La cosecha, de Vincent Van Gogh (1888).
(© Museo Van Gogh, Ámsterdam)
Este hecho determina una relación esencial entre la humanidad europea y su
paisaje. Metafóricamente –pero también materialmente–, ese paisaje ha sido
moldeado, humanizado por pies y manos. Como en ninguna otra parte del planeta,
a las costas, campos, bosques y colinas de Europa, desde La Coruña hasta San
Petersburgo, desde Estocolmo hasta Messina, les ha dado forma no tanto el
tiempo cronológico como el humano e histórico.
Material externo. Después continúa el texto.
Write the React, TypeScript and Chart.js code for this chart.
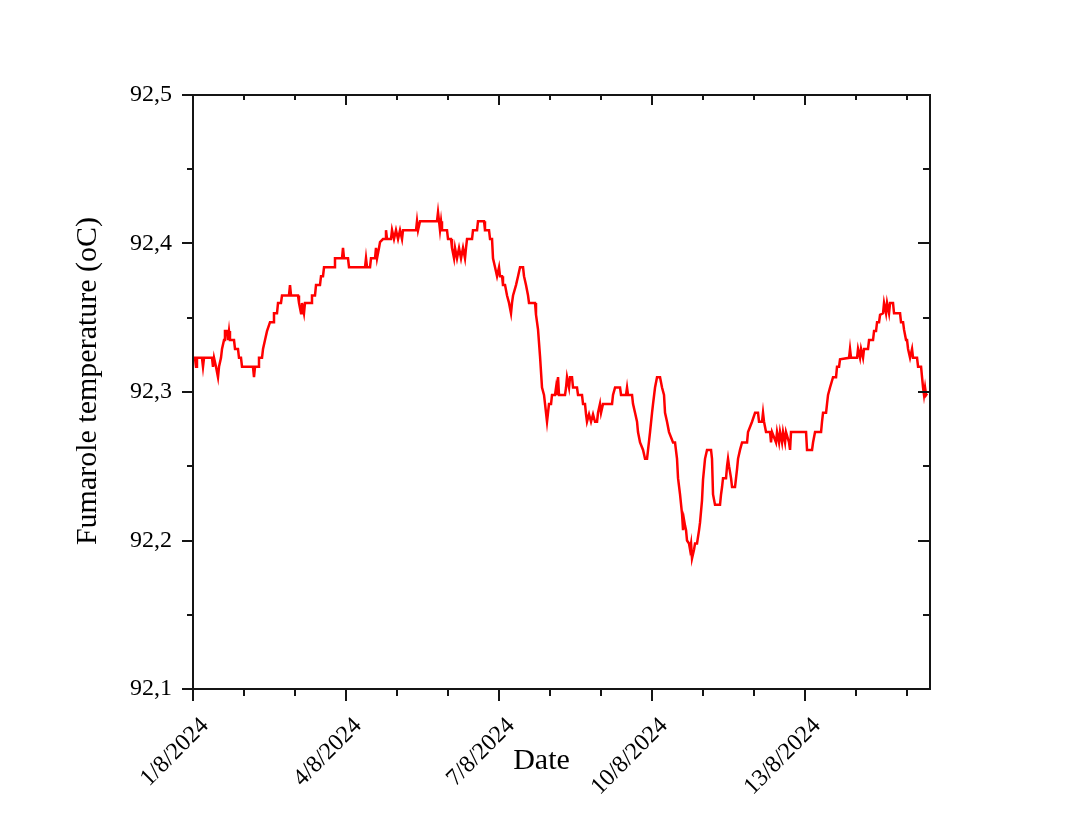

En el borde del glaciar está
sentado Manfredo. Chateaubriand
declama en los cabos peñascosos. Nuestros campos, estén cubiertos de nieve o en
el amarillo mediodía del verano, son los que conocieron Brueghel o Monet o Van
Gogh. Los bosques más umbríos contienen ninfas y hadas, ogros o pintorescos
ermitaños. Al viajero nunca le parece estar muy lejos del campanario del
próximo pueblo. Desde tiempo inmemorial, los ríos han tenido vados incluso para
bueyes, “Oxfords” [3], y puentes para bailar en ellos, como el de Avignon. Las
bellezas de Europa son totalmente inseparables de la pátina del tiempo
humanizado.
Traducción
de María Condor
[1]
George Steiner: La idea de Europa.
Traducción (del inglés: The Idea of
Europe) de María Condor. Ediciones Siruela, Madrid, agosto de 2005. La
edición original, en francés, fue publicada por Actes Sud, Arles, el 30 de
marzo de 2005.
[2] La lista de correos o apartado postal de las personas sin hogar, los
sintecho.
[3] La etimología de Oxford, en
inglés, es "where the oxen ford" (“donde los bueyes vadean”).